The penalty kick, taken by left-back Ademar, was saved by Grêmio goalkeeper Galatto, sending the ball to a corner kick. In the ensuing corner kick, Náutico, completely taken aback by the penalty kick just lost, allowed a counter-attack and the decisive goal to be scored by Anderson in the 106th minute of the match, even with only 7 players.
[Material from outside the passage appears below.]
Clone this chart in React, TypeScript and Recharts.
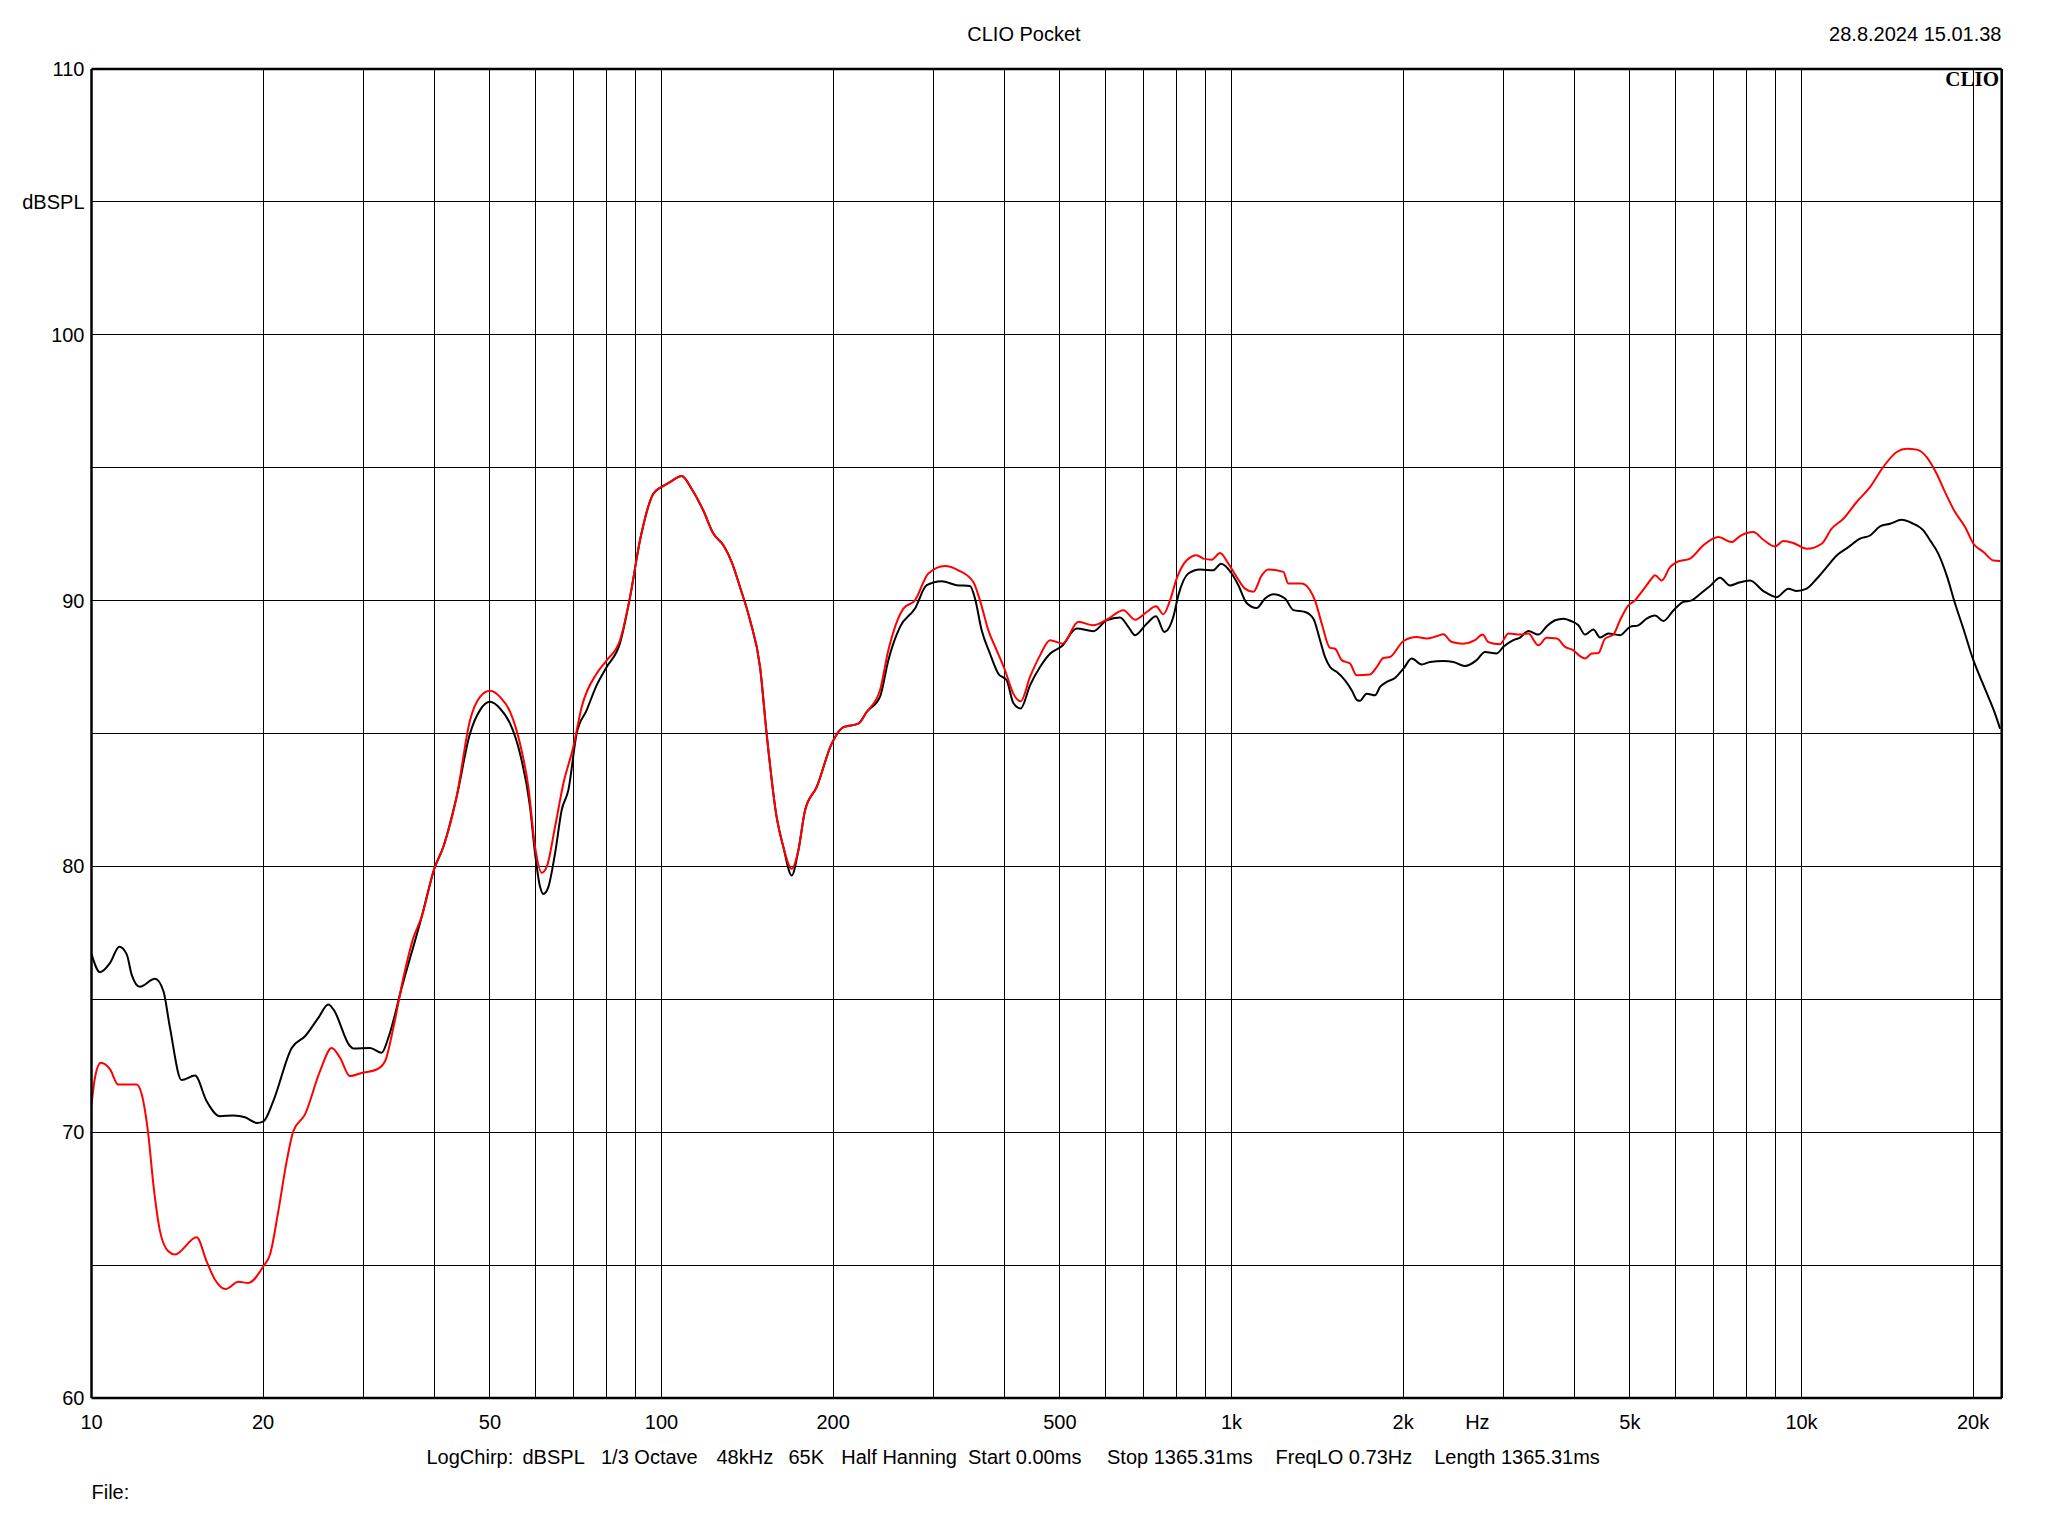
import React from 'react';
import { LineChart, Line, XAxis, YAxis, CartesianGrid } from 'recharts';

const W = 2032;
const H = 1520;
const FONT = '"Liberation Sans", Arial, sans-serif';

const xTicks = [10, 20, 30, 40, 50, 60, 70, 80, 90, 100, 200, 300, 400, 500, 600, 700, 800, 900, 1000, 2000, 3000, 4000, 5000, 6000, 7000, 8000, 9000, 10000, 20000];
const xLabels: Record<number, string> = { 10: '10', 20: '20', 50: '50', 100: '100', 200: '200', 500: '500', 1000: '1k', 2000: '2k', 5000: '5k', 10000: '10k', 20000: '20k' };
const yTicks = [60, 65, 70, 75, 80, 85, 90, 95, 100, 105, 110];
const yLabels: Record<number, string> = { 60: '60', 70: '70', 80: '80', 90: '90', 100: '100', 105: 'dBSPL', 110: '110' };
const yMinorTicks = [60, 61, 62, 63, 64, 65, 66, 67, 68, 69, 70, 71, 72, 73, 74, 75, 76, 77, 78, 79, 80, 81, 82, 83, 84, 85, 86, 87, 88, 89, 90, 91, 92, 93, 94, 95, 96, 97, 98, 99, 100, 101, 102, 103, 104, 105, 106, 107, 108, 109, 110];
const hzTick = [2700];

const blackFreqs = [10, 10.35, 10.78, 11.19, 11.53, 11.76, 12.16, 12.92, 13.37, 13.73, 14.39, 15.19, 15.92, 16.8, 17.74, 18.59, 19.49, 20.03, 20.84, 22.45, 23.69, 25.0, 26.03, 26.57, 28.41, 28.8, 30.81, 32.29, 33.17, 35.01, 37.95, 39.95, 41.43, 43.71, 46.14, 48.04, 50.02, 52.08, 54.23, 56.46, 58.8, 60.0, 61.23, 62.05, 63.32, 65.05, 66.82, 68.64, 70.99, 73.92, 76.97, 80.13, 84.56, 88.06, 91.68, 96.75, 99.93, 103.5, 108.5, 112.9, 118.4, 123.3, 128.4, 132.8, 137.3, 143.0, 148.9, 152.9, 159.2, 163.6, 169.2, 173.8, 178.6, 187.2, 198.9, 208.5, 221.5, 229.1, 241.7, 250.0, 262.1, 278.4, 291.9, 310.1, 329.5, 347.7, 354.8, 364.5, 377.0, 389.9, 403.2, 414.2, 426.7, 443.1, 461.4, 480.4, 503.6, 535.1, 572.3, 604.0, 637.5, 659.3, 677.3, 709.9, 737.2, 762.4, 790.6, 806.8, 840.0, 880.6, 929.3, 958.6, 1000.7, 1028, 1063, 1107, 1145, 1184, 1241, 1284, 1346, 1392, 1430, 1459, 1489, 1529, 1582, 1625, 1662, 1680, 1726, 1786, 1822, 1872, 1936, 2003, 2071, 2156, 2230, 2353, 2450, 2568, 2692, 2784, 2919, 2999, 3122, 3207, 3317, 3454, 3573, 3696, 3822, 3953, 4061, 4171, 4314, 4432, 4583, 4804, 5002, 5173, 5350, 5534, 5724, 5960, 6205, 6418, 6638, 6911, 7195, 7492, 7748, 8121, 8571, 9046, 9483, 9807, 10211, 10632, 11070, 11526, 12082, 12666, 13188, 13732, 14299, 14989, 15607, 16359, 16806, 17381, 17977, 18595, 19231, 20029, 20576, 21279, 21860, 22307];
const blackLevels = [76.7, 76.02, 76.37, 76.98, 76.69, 75.93, 75.47, 75.77, 75.31, 73.93, 71.96, 72.13, 71.17, 70.6, 70.63, 70.56, 70.35, 70.41, 71.17, 73.17, 73.61, 74.3, 74.8, 74.62, 73.24, 73.15, 73.17, 72.99, 73.55, 75.43, 78.1, 79.92, 80.74, 82.62, 85.0, 85.88, 86.19, 85.94, 85.38, 84.25, 82.24, 80.49, 79.23, 78.96, 79.23, 80.49, 82.12, 82.87, 85.0, 85.88, 86.82, 87.5, 88.4, 90.13, 92.27, 94.02, 94.27, 94.46, 94.69, 94.21, 93.39, 92.52, 92.08, 91.45, 90.51, 89.26, 87.5, 85.0, 81.86, 80.73, 79.66, 80.6, 82.11, 82.99, 84.62, 85.24, 85.37, 85.81, 86.38, 87.76, 89.01, 89.7, 90.58, 90.73, 90.58, 90.55, 90.08, 88.88, 88.0, 87.25, 87.0, 86.15, 85.94, 86.81, 87.5, 88.0, 88.28, 88.95, 88.85, 89.26, 89.36, 89.01, 88.7, 89.13, 89.41, 88.82, 89.39, 90.2, 91.02, 91.17, 91.14, 91.39, 91.02, 90.58, 89.91, 89.72, 90.08, 90.24, 90.08, 89.64, 89.57, 89.32, 88.51, 87.88, 87.5, 87.32, 87.0, 86.63, 86.25, 86.23, 86.5, 86.44, 86.75, 86.94, 87.09, 87.44, 87.82, 87.6, 87.69, 87.73, 87.69, 87.54, 87.76, 88.07, 88.01, 88.26, 88.51, 88.61, 88.86, 88.72, 89.03, 89.26, 89.32, 89.22, 89.07, 88.72, 88.91, 88.61, 88.76, 88.7, 89.01, 89.07, 89.32, 89.44, 89.23, 89.63, 89.95, 90.01, 90.25, 90.55, 90.86, 90.57, 90.67, 90.76, 90.36, 90.13, 90.45, 90.36, 90.45, 90.82, 91.26, 91.7, 92.01, 92.33, 92.45, 92.79, 92.89, 93.04, 92.92, 92.64, 92.27, 91.76, 90.95, 89.89, 88.94, 87.75, 87.12, 86.37, 85.74, 85.18];

const redFreqs = [10, 10.14, 10.38, 10.78, 11.14, 12.0, 12.25, 12.58, 12.84, 13.19, 13.64, 14.01, 15.29, 15.92, 16.47, 17.19, 18.1, 18.84, 20.03, 20.57, 21.27, 22.0, 22.6, 23.69, 25.17, 26.39, 27.29, 28.41, 29.78, 31.64, 32.73, 33.85, 35.25, 36.7, 37.95, 39.95, 41.43, 43.71, 46.14, 48.04, 50.02, 52.08, 54.23, 56.46, 58.4, 60.0, 61.64, 62.89, 65.05, 67.27, 70.04, 72.44, 76.97, 80.13, 84.56, 88.06, 91.68, 96.75, 99.93, 103.5, 108.5, 112.9, 118.4, 123.3, 128.4, 132.8, 137.3, 143.0, 148.9, 152.9, 159.2, 163.6, 169.2, 173.8, 178.6, 187.2, 198.9, 208.5, 221.5, 229.1, 241.7, 250.0, 265.7, 278.4, 293.9, 314.3, 331.7, 352.4, 362.0, 374.5, 387.3, 400.5, 414.2, 426.7, 443.1, 461.4, 480.4, 505.6, 538.7, 572.3, 604.0, 646.1, 677.3, 709.9, 737.2, 759.4, 780.1, 801.3, 834.4, 868.8, 892.6, 923.1, 954.7, 987.3, 1021, 1056, 1092, 1130, 1160, 1233, 1258, 1328, 1373, 1401, 1440, 1489, 1519, 1561, 1614, 1658, 1750, 1798, 1847, 1897, 2003, 2113, 2200, 2291, 2353, 2434, 2551, 2674, 2758, 2822, 2958, 3060, 3207, 3317, 3454, 3573, 3721, 3848, 3980, 4088, 4171, 4285, 4402, 4522, 4677, 4804, 4969, 5104, 5243, 5350, 5459, 5534, 5685, 5880, 6040, 6375, 6728, 7147, 7543, 7800, 8231, 8571, 8985, 9292, 9675, 10211, 10849, 11296, 11840, 12496, 13188, 13918, 14689, 15294, 15925, 16581, 17264, 17856, 18595, 19361, 20029, 20854, 21713, 22307];
const redLevels = [71.04, 72.05, 72.61, 72.36, 71.79, 71.79, 71.42, 69.91, 68.03, 66.27, 65.52, 65.4, 66.05, 65.14, 64.45, 64.1, 64.37, 64.33, 64.96, 65.4, 67.03, 68.91, 70.04, 70.67, 72.3, 73.17, 72.8, 72.11, 72.23, 72.36, 72.67, 73.93, 75.81, 77.31, 78.1, 79.92, 80.74, 82.62, 85.5, 86.38, 86.61, 86.38, 85.82, 84.62, 82.99, 80.74, 79.76, 79.98, 81.49, 83.12, 84.5, 86.0, 87.26, 87.75, 88.51, 90.13, 92.27, 94.02, 94.27, 94.46, 94.69, 94.21, 93.39, 92.52, 92.08, 91.45, 90.51, 89.26, 87.5, 85.0, 81.86, 80.73, 79.91, 80.6, 82.11, 82.99, 84.62, 85.24, 85.37, 85.81, 86.63, 88.13, 89.7, 90.01, 91.02, 91.3, 91.14, 90.7, 90.01, 88.88, 88.13, 87.38, 86.5, 86.21, 87.13, 87.94, 88.51, 88.38, 89.2, 89.07, 89.28, 89.64, 89.28, 89.57, 89.79, 89.49, 90.01, 90.83, 91.52, 91.71, 91.58, 91.54, 91.79, 91.39, 90.89, 90.45, 90.33, 90.95, 91.17, 91.08, 90.64, 90.64, 90.39, 90.01, 89.13, 88.22, 88.19, 87.76, 87.63, 87.19, 87.22, 87.5, 87.84, 87.88, 88.48, 88.63, 88.57, 88.66, 88.73, 88.44, 88.38, 88.51, 88.72, 88.44, 88.36, 88.76, 88.72, 88.76, 88.32, 88.6, 88.57, 88.26, 88.13, 87.91, 87.82, 88.01, 88.03, 88.57, 88.72, 89.26, 89.82, 90.01, 90.33, 90.58, 90.83, 90.95, 90.76, 91.26, 91.45, 91.58, 92.08, 92.39, 92.2, 92.43, 92.58, 92.29, 92.04, 92.24, 92.17, 91.95, 92.14, 92.71, 93.08, 93.71, 94.27, 95.03, 95.59, 95.71, 95.68, 95.4, 94.77, 94.08, 93.33, 92.77, 92.14, 91.83, 91.51, 91.49];

const blackData = blackFreqs.map((f, i) => ({ f, v: blackLevels[i] }));
const redData = redFreqs.map((f, i) => ({ f, v: redLevels[i] }));

const XTick = (p: any) => {
  const label = xLabels[p.payload.value];
  if (!label) return <g />;
  return (
    <text x={p.x} y={p.y + 31} textAnchor="middle" fontFamily={FONT} fontSize={20} fill="#000">
      {label}
    </text>
  );
};

const HzTick = (p: any) => (
  <text x={p.x} y={p.y + 30} textAnchor="middle" fontFamily={FONT} fontSize={20} fill="#000">
    Hz
  </text>
);

const YTick = (p: any) => {
  const label = yLabels[p.payload.value];
  if (!label) return <g />;
  return (
    <text x={p.x - 7} y={p.y + 7} textAnchor="end" fontFamily={FONT} fontSize={20} fill="#000">
      {label}
    </text>
  );
};

const frame = { stroke: '#000', strokeWidth: 2.5 };
const minorLine = { stroke: '#000', strokeWidth: 1, shapeRendering: 'crispEdges' };

export default function App() {
  return (
    <div style={{ position: 'relative', width: W, height: H, background: '#fff' }}>
      <LineChart width={W} height={H} margin={{ top: 60, right: 38.3, bottom: 128, left: 82.5 }}>
        <CartesianGrid stroke="#000" strokeWidth={1} shapeRendering="crispEdges" />
        <XAxis
          dataKey="f"
          type="number"
          scale="log"
          domain={[10, 22450]}
          allowDataOverflow
          ticks={xTicks}
          interval={0}
          height={1}
          tickSize={0}
          tickMargin={0}
          tickLine={false}
          axisLine={frame}
          tick={<XTick />}
        />
        <XAxis
          xAxisId="hz"
          dataKey="f"
          type="number"
          scale="log"
          domain={[10, 22450]}
          allowDataOverflow
          ticks={hzTick}
          interval={0}
          height={1}
          tickSize={0}
          tickMargin={0}
          tickLine={false}
          axisLine={false}
          tick={<HzTick />}
        />
        <XAxis
          xAxisId="top"
          orientation="top"
          dataKey="f"
          type="number"
          scale="log"
          domain={[10, 22450]}
          allowDataOverflow
          ticks={[10]}
          height={1}
          tick={false}
          tickLine={false}
          axisLine={frame}
        />
        <YAxis
          type="number"
          domain={[60, 110]}
          allowDataOverflow
          ticks={yTicks}
          interval={0}
          width={1}
          tickSize={0}
          tickMargin={0}
          tickLine={false}
          axisLine={frame}
          tick={<YTick />}
        />
        <YAxis
          yAxisId="l"
          orientation="left"
          mirror
          type="number"
          domain={[60, 110]}
          allowDataOverflow
          ticks={yMinorTicks}
          interval={0}
          width={1}
          tickSize={9}
          tick={false}
          tickLine={minorLine}
          axisLine={false}
        />
        <YAxis
          yAxisId="r"
          orientation="right"
          mirror
          type="number"
          domain={[60, 110]}
          allowDataOverflow
          ticks={yMinorTicks}
          interval={0}
          width={1}
          tickSize={9}
          tick={false}
          tickLine={minorLine}
          axisLine={frame}
        />
        <Line data={blackData} dataKey="v" type="monotone" stroke="#000" strokeWidth={2} dot={false} isAnimationActive={false} />
        <Line data={redData} dataKey="v" type="monotone" stroke="#ff0000" strokeWidth={2} dot={false} isAnimationActive={false} />
      </LineChart>
      <svg width={W} height={H} style={{ position: 'absolute', left: 0, top: 0, pointerEvents: 'none' }}>
        <text x={1016} y={33} textAnchor="middle" fontFamily={FONT} fontSize={20} fill="#000">CLIO Pocket</text>
        <text x={1993.5} y={33} textAnchor="end" fontFamily={FONT} fontSize={20} fill="#000">28.8.2024 15.01.38</text>
        <text x={1991} y={78} textAnchor="end" fontFamily='"Liberation Serif", "Times New Roman", serif' fontWeight="bold" fontSize={21} fill="#000">CLIO</text>
        <text y={1456} fontFamily={FONT} fontSize={20} fill="#000">
          <tspan x={418.5}>LogChirp:</tspan>
          <tspan x={514.5}>dBSPL</tspan>
          <tspan x={593}>1/3 Octave</tspan>
          <tspan x={708.5}>48kHz</tspan>
          <tspan x={780.4}>65K</tspan>
          <tspan x={833.3}>Half Hanning</tspan>
          <tspan x={960}>Start 0.00ms</tspan>
          <tspan x={1099}>Stop 1365.31ms</tspan>
          <tspan x={1267.5}>FreqLO 0.73Hz</tspan>
          <tspan x={1426.2}>Length 1365.31ms</tspan>
        </text>
        <text x={83.5} y={1491} fontFamily={FONT} fontSize={20} fill="#000">File:</text>
      </svg>
    </div>
  );
}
With the result from the other match (Santa Cruz 2 × 1 Portuguesa), Grêmio won the tournament and got promoted to the country's top flight, while Náutico was left behind in the Série B.

==Details==
26 November 2005
Náutico 0-1 Grêmio
  Grêmio: Anderson

| GK | 1 | BRA Rodolpho |
| RB | 2 | BRA Bruno Carvalho | | |
| CB | 3 | BRA Tuca |
| CB | 4 | BRA Batata (c) | |
| LB | 6 | BRA Ademar |
| DM | 5 | BRA Tozo | | |
| RM | 8 | BRA Cleisson |
| CM | 7 | BRA David | | |
| LM | 10 | BRA Danilo Cruz |
| CF | 9 | BRA Paulo Matos | |
| CF | 11 | BRA Kuki |
Substitutes:
| GK | 12 | BRA Dida |
| DF | 13 | BRA Ricardo Henrique |
| DF | 14 | BRA Aldivan |
| MF | 15 | BRA Luciano |
| FW | 16 | BRA Betinho | | |
| FW | 17 | BRA Miltinho | | |
| FW | 18 | BRA Romualdo | | |
Manager:
BRA Roberto Cavalo
| GK | 1 | BRA Galatto |
| RB | 2 | BRA Patrício | |
| CB | 4 | BRA Pereira | |
| CB | 3 | BRA Domingos | |
| LB | 6 | CHI Alejandro Escalona | |
| DM | 8 | BRA Sandro Goiano (c) |
| DM | 5 | BRA Nunes | |
| AM | 11 | BRA Marcel | | |
| AM | 10 | BRA Marcelo Costa |
| CF | 7 | BRA Ricardinho | | |
| CF | 9 | URU Marcelo Lipatín | | |
Substitutes:
| GK | 12 | BRA Marcelo Grohe |
| DF | 13 | BRA Marcelo Oliveira | | |
| DF | 14 | BRA Alessandro |
| MF | 15 | BRA Lucas Leiva | | |
| MF | 16 | BRA Marco Aurélio |
| MF | 17 | BRA Anderson | | |
| FW | 18 | BRA Samuel |
Manager:
BRA Mano Menezes

===Curiosities===
- Anderson, the scorer of the winning goal, was noticed by FC Porto of Portugal and then spent seven and a half seasons at Manchester United.
- Lucas Leiva, another of Grêmio's second-half substitutes, also played in the Premier League for Liverpool.
- Unused substitute Alessandro won the FIFA Club World Cup as captain of Corinthians in 2012.
- Grêmio's coach Mano Menezes became the manager of the Brazilian national team from 2010 to 2012.
- The game gathered such an iconic status among Grêmio fans that a documentary was made about it. "Inacreditável – A Batalha dos Aflitos" was released in 2007 and tells the story of that year's championship, giving a good deal of emphasis on the 71 seconds between Náutico's second penalty and the decisive goal.